Nor does young-adult opinion appear particularly fixed. After the Massachusetts Supreme Court ruling in Goodridge, opposition to gay marriage among adults skyrocketed. In June 2003, according to Gallup, young adults favored gay marriage 61 to 36 percent. By December 2003, opposition among young adults had jumped 17 percentage points (more than twice the 8 percentage-point shift among all adults), resulting in 53 to 44 percent opposition to gay marriage.

Perhaps most surprising (and completely unreported), is that the next “next generation” is growing increasingly opposed to gay marriage. Since 2001, Gallup has asked teenagers (ages 13-17) whether they “approve or disapprove of marriages between homosexuals.” Between 2003 and 2004, teens’ approval of same-sex marriage dropped 6 percentage points, while the proportion that disapproved rose 8 percentage points. In the most recent poll (August 2004) American teens opposed gay marriage by a 27-point margin, 63 percent to 36 percent.
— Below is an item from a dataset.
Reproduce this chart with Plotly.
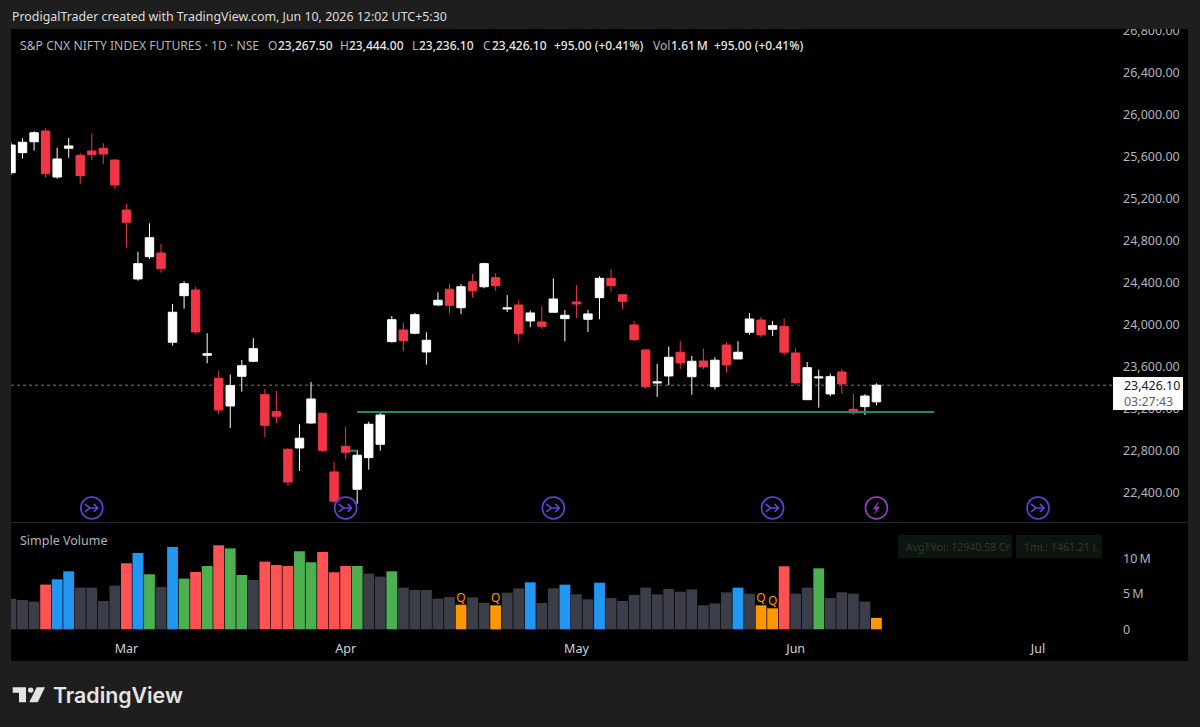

Teens’ disapproval of gay marriage has now risen to about the same level as adults’.

What explains teens’ increasing disapproval of gay marriage? Most likely, as more adults voice firm objections to gay marriage, they appear to be having an impact on their children’s attitudes and values.

Will young adults who currently favor gay marriage continue to do so, even as opposition to gay marriage continues to be voiced and as they move through the lifecycle, marrying and becoming parents themselves? Will teenagers’ current high levels of opposition survive the college experience? The answer to both questions is: We don’t know. And that’s the point.

Don’t let them fool you. The future of gay marriage is undiscovered territory. Or as Peter O’Toole put it in Lawrence of Arabia, “Nothing is written.” Together, we are making up the future.